** start Information supplied **

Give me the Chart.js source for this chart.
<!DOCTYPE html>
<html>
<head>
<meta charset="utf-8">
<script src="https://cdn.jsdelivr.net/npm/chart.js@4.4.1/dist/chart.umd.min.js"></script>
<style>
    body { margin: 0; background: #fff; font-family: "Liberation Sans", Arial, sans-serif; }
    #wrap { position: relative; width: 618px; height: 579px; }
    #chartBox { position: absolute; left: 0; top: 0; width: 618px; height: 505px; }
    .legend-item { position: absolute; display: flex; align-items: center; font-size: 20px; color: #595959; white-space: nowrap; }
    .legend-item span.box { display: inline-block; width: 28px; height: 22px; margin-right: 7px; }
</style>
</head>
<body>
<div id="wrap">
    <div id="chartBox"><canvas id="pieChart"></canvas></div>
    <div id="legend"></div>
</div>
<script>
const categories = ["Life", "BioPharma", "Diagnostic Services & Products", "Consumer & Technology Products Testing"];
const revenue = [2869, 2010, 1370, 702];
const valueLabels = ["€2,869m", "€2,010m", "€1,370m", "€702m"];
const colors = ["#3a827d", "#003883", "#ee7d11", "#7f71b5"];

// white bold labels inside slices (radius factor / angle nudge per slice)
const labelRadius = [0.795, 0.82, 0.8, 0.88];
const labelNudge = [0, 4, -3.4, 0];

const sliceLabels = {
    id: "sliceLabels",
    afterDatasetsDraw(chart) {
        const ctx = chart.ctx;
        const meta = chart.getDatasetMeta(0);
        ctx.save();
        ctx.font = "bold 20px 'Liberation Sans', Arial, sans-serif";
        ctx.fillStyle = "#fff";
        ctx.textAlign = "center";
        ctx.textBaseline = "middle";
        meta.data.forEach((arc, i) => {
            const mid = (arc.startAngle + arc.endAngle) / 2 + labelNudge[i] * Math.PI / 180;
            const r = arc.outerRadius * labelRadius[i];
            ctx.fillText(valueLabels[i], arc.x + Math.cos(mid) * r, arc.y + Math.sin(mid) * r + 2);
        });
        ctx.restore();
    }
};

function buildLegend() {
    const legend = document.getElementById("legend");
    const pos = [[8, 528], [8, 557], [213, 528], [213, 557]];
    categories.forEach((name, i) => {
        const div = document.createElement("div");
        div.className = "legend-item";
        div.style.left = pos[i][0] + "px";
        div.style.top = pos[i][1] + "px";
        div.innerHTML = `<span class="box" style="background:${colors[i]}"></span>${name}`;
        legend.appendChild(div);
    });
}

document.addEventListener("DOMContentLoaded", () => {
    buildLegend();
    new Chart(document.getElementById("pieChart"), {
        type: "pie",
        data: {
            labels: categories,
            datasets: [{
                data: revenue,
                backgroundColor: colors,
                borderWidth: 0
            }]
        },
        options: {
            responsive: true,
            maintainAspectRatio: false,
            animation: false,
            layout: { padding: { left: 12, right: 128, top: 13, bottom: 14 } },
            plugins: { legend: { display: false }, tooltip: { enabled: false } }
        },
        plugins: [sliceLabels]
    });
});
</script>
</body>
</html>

** end Information supplied **
** start Information supplied **

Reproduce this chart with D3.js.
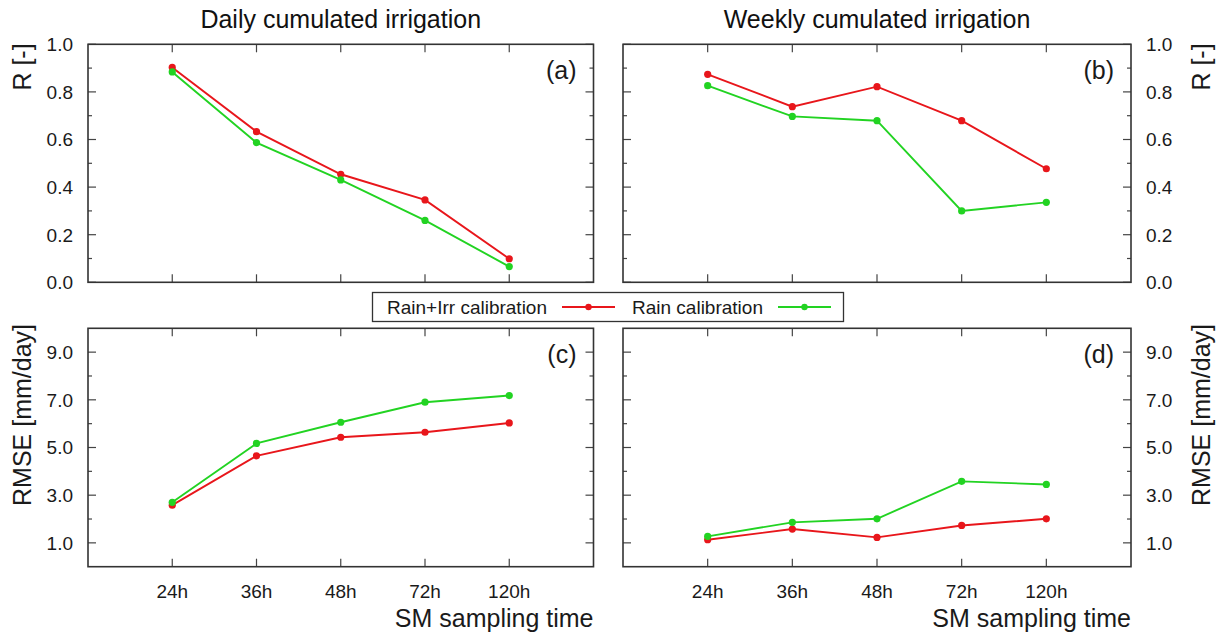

** end Information supplied **

- _Exercise description_
Search the data for the word "this" and copy each line where it appears.

- _The output_
Give me the Chart.js source for this chart.
Reproduce this chart with D3.js.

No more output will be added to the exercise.